DIME ONLINE has been delivering courses entirely online for 7 years now, so we know how online learning can work at its best. We have students studying in 27 countries around the world. Many collaborate with each other from the US to Africa, from Singapore to Sweden. This mix of cultures also influences new and interesting sounds in music and songwriting. Students have been listening to music individually for years now, even if they are sitting in groups they are all listening to their own music, wearing headphones, heads down, texting and watching SnapChat and TikTok videos.
What is your advice for an incoming student, eager to start a career in the music industry?
Just do it, there is no better time to do what you want, however you want. All the rules have been thrown out and in 2020 the only thing we can do is live the lives we want to. Music, DIME, and the music industry is a community, a diverse community of people that all have one thing in common – the love of music. Many students, when coming to DIME, say such things as ‘I have finally found my people’, ‘I felt like a freak before I came to DIME, and now I am where I was meant to be’, ‘No one believed in me until now’ – it’s about nurturing that feeling of belonging, that common language musicians, songwriters and music entrepreneurs have.
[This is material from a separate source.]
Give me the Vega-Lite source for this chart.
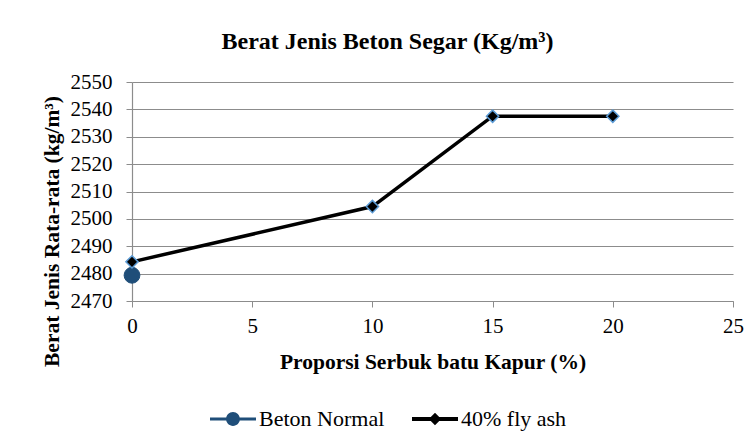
{
  "$schema": "https://vega.github.io/schema/vega-lite/v6.json",
  "width": 601,
  "height": 219,
  "autosize": {"type": "none"},
  "padding": {"left": 132, "top": 82, "right": 17, "bottom": 146},
  "background": "white",
  "config": {
    "font": "Liberation Serif",
    "view": {"stroke": null},
    "axis": {
      "labelFont": "Liberation Serif",
      "labelFontSize": 21,
      "labelColor": "black",
      "titleFont": "Liberation Serif",
      "titleFontSize": 21.5,
      "titleFontWeight": "bold",
      "titleColor": "black",
      "domainColor": "#8c8c8c",
      "tickColor": "#8c8c8c",
      "gridColor": "#8c8c8c",
      "domainWidth": 1.2,
      "gridWidth": 1.2
    }
  },
  "title": {
    "text": "Berat Jenis Beton Segar (Kg/m³)",
    "font": "Liberation Serif",
    "fontSize": 24,
    "fontWeight": "bold",
    "color": "black",
    "dx": -45,
    "offset": 17
  },
  "data": {
    "values": [
      {"x": 0, "y": 2479.4, "series": "Beton Normal"},
      {"x": 0, "y": 2484.3, "series": "40% fly ash"},
      {"x": 10, "y": 2504.5, "series": "40% fly ash"},
      {"x": 15, "y": 2537.5, "series": "40% fly ash"},
      {"x": 20, "y": 2537.5, "series": "40% fly ash"}
    ]
  },
  "encoding": {
    "x": {
      "field": "x",
      "type": "quantitative",
      "scale": {"domain": [0, 25], "nice": false},
      "axis": {
        "title": "Proporsi Serbuk batu Kapur (%)",
        "values": [0, 5, 10, 15, 20, 25],
        "format": "d",
        "labelFlush": false,
        "grid": false,
        "tickSize": 6,
        "labelPadding": 8,
        "titlePadding": 15
      }
    },
    "y": {
      "field": "y",
      "type": "quantitative",
      "scale": {"domain": [2470, 2550], "nice": false, "zero": false},
      "axis": {
        "title": "Berat Jenis Rata-rata (kg/m³)",
        "values": [2470, 2480, 2490, 2500, 2510, 2520, 2530, 2540, 2550],
        "format": "d",
        "labelFlush": false,
        "grid": true,
        "tickSize": 6,
        "labelPadding": 14,
        "titleX": -80,
        "titleY": 149,
        "titleAngle": -90,
        "titleAlign": "center",
        "titleBaseline": "middle"
      }
    },
    "color": {
      "field": "series",
      "type": "nominal",
      "scale": {"domain": ["Beton Normal", "40% fly ash"], "range": ["#1F4E79", "#000000"]},
      "legend": {
        "orient": "none",
        "legendX": 78,
        "legendY": 314,
        "direction": "horizontal",
        "title": null,
        "labelFont": "Liberation Serif",
        "labelFontSize": 22,
        "labelColor": "black",
        "symbolSize": 2116,
        "symbolStrokeWidth": 0,
        "columnPadding": 27,
        "labelOffset": 3,
        "encode": {
          "symbols": {
            "update": {
              "shape": {"signal": "datum.value === 'Beton Normal' ? 'M-1,-0.065H1V0.065H-1Z M-0.3,0A0.3,0.3 0 1,1 0.3,0A0.3,0.3 0 1,1 -0.3,0Z' : 'M-1,-0.085H1V0.085H-1Z M0,-0.27L0.27,0L0,0.27L-0.27,0Z'"},
              "fill": {"signal": "datum.value === 'Beton Normal' ? '#1F4E79' : '#000000'"},
              "strokeWidth": {"value": 0}
            }
          }
        }
      }
    }
  },
  "layer": [
    {
      "transform": [{"filter": "datum.series === '40% fly ash'"}],
      "mark": {"type": "line", "strokeWidth": 3.5}
    },
    {
      "transform": [{"filter": "datum.series === 'Beton Normal'"}],
      "mark": {"type": "point", "shape": "circle", "filled": true, "opacity": 1, "size": 250, "stroke": "#1F4E79", "strokeWidth": 1}
    },
    {
      "transform": [{"filter": "datum.series === '40% fly ash'"}],
      "mark": {"type": "point", "shape": "diamond", "filled": true, "opacity": 1, "size": 150, "stroke": "#5B9BD5", "strokeWidth": 1.5}
    }
  ]
}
This program is for parents out there who have creative children, for young adults, for mothers and fathers, who never have the chance to follow their dreams, whose lives have been busy running around doing things that seem so unimportant now. We can all, without guilt, choose to do things differently, and that is liberating, so, if you want to learn how to write better songs, if you want to play guitar or drums, there are options out there for you, and DIME ONLINE is just one of them. www.dime-online.org.
As music lovers ourselves, we are grateful to have people out there in the world like you, Sarah. Your dedication to providing strong musical foundations for your students, offering them an opportunity for sustainable futures in the music industry, is inspiring.